Однако после нашего отъезда Бакунин поселился в Дрездене, завел там страшную агитацию, устроил с тамошними демократами баррикады, после был взят с оружием в руках; его хотели расстрелять, потом в порядке обмена передали Австрии, которая хуже всех других стран обращалась со своими пленными. Полный quand-même23 надежд и физических сил, Михаил Александрович Бакунин был заключен в крепость и прикован к стене. Впоследствии он рассказывал нам, что пробовал отравиться спичками и ел их без всякого ущерба для своего редкого здоровья. «Подлая страна, – говорил он, – не умеет ни покончить с человеком, которого считает вредным, ни смягчить его человеческим обращением. Откровенно говоря, я рад был, – продолжал он, – что меня выдали России; австрийцы и кандалы-то пожалели – сняли свои».
Осенью 1848 года мы вернулись из чужих краев, тоже морем, через Кронштадт; тогда это было самый удобный способ передвижения. Вещи наши осматривались снисходительно; в таможне были предупреждены о нашем приезде. Контрабанды у нас не было, но были французские газеты, кажется «Le Rappel», «Le Peuple» Прудона, «La voix du peuple», «La libertJ» и прочие; были литографии французских выдающихся деятелей, карикатуры… За них-то мы и опасались, однако всё обошлось; но по всему было заметно, что настало время больших строгостей.
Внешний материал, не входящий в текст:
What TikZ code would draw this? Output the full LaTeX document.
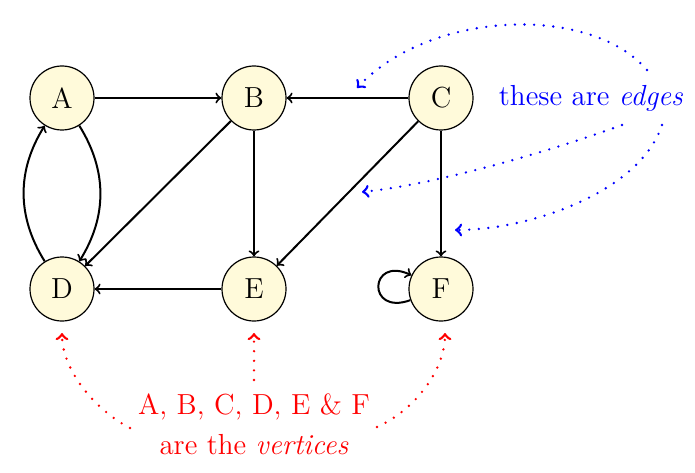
\documentclass[tikz,border=0pt]{standalone}
\begin{document}
\begin{tikzpicture}[x=0.5pt,y=0.5pt,
  vtx/.style={circle,draw=black,line width=0.6pt,fill=nodefill,minimum size=32pt,inner sep=0pt,font=\fontsize{14.5}{20}\selectfont},
  arc/.style={->,line width=1pt},
  dotarrow/.style={->,line width=1.3pt,dash pattern=on 0pt off 4.8pt,line cap=round},
  lbl/.style={font=\fontsize{14.5}{20}\selectfont,align=center,inner sep=0pt}]
\definecolor{nodefill}{RGB}{255,250,218}
\useasboundingbox (0,0) rectangle (695,472);
\node[vtx] (A) at (62,374) {A};
\node[vtx] (B) at (254,374) {B};
\node[vtx] (C) at (441,374) {C};
\node[vtx] (D) at (62,183) {D};
\node[vtx] (E) at (254,183) {E};
\node[vtx] (F) at (441,183) {F};
\draw[arc] (A) -- (B);
\draw[arc] (C) -- (B);
\draw[arc] (B) -- (D);
\draw[arc] (B) -- (E);
\draw[arc] (C) -- (E);
\draw[arc] (C) -- (F);
\draw[arc] (E) -- (D);
\draw[arc] (A) to[bend left=32] (D);
\draw[arc] (D) to[bend left=32] (A);
\draw[arc] (F) to[out=200,in=155,looseness=4.8] (F);
% edges label
\node[lbl,text=blue] (edg) at (591,374) {these are \textit{edges}};
\coordinate (b1s) at (647,402);
\coordinate (b1e) at (357,384);
\coordinate (b2s) at (622,347);
\coordinate (b2e) at (362,280);
\coordinate (b3s) at (662,347);
\coordinate (b3e) at (455,242);
\draw[dotarrow,blue] (b1s) .. controls (590,468) and (430,462) .. (b1e);
\draw[dotarrow,blue] (b2s) .. controls (540,317) and (430,287) .. (b2e);
\draw[dotarrow,blue] (b3s) .. controls (640,280) and (530,242) .. (b3e);
% vertices label
\node[lbl,text=red] (vert) at (254,48) {A, B, C, D, E \& F\\are the \textit{vertices}};
\coordinate (r1s) at (130,44);
\coordinate (r1e) at (62,139);
\coordinate (r2s) at (254,92);
\coordinate (r2e) at (254,139);
\coordinate (r3s) at (377,45);
\coordinate (r3e) at (445,139);
\draw[dotarrow,red] (r1s) .. controls (95,62) and (62,102) .. (r1e);
\draw[dotarrow,red] (r2s) -- (r2e);
\draw[dotarrow,red] (r3s) .. controls (415,62) and (445,102) .. (r3e);
\end{tikzpicture}
\end{document}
Нашей гувернантке, m-lle Michel, не было дозволено въехать вместе с нами в Петербург, ей пришлось ждать в Кронштадте. Она плакала, опасаясь, что ее вовсе не пустят; пятнадцать лет провела она в России совершенно безвредно, занимаясь исключительно воспитанием вверенных ей детей. Мой отец похлопотал о ней в Петербурге, и через несколько дней ей был разрешен въезд в Россию, но, кажется, года через два она была вынуждена принять русское подданство во избежание высылки.
В эту эпоху решили русских не пускать за границу, кроме редких исключений, по очень серьезным болезням, а иностранцев, в особенности французов, не впускать в Россию; те же иностранцы, которые уже были в России, должны были или оставить Россию, или принять русское подданство; мера эта продолжалась лет семь. В 1855 году, уже в царствование императора Александра, эта строгость была отменена; наш заграничный паспорт, первый, помню, был выдан по мнимой болезни Огарева.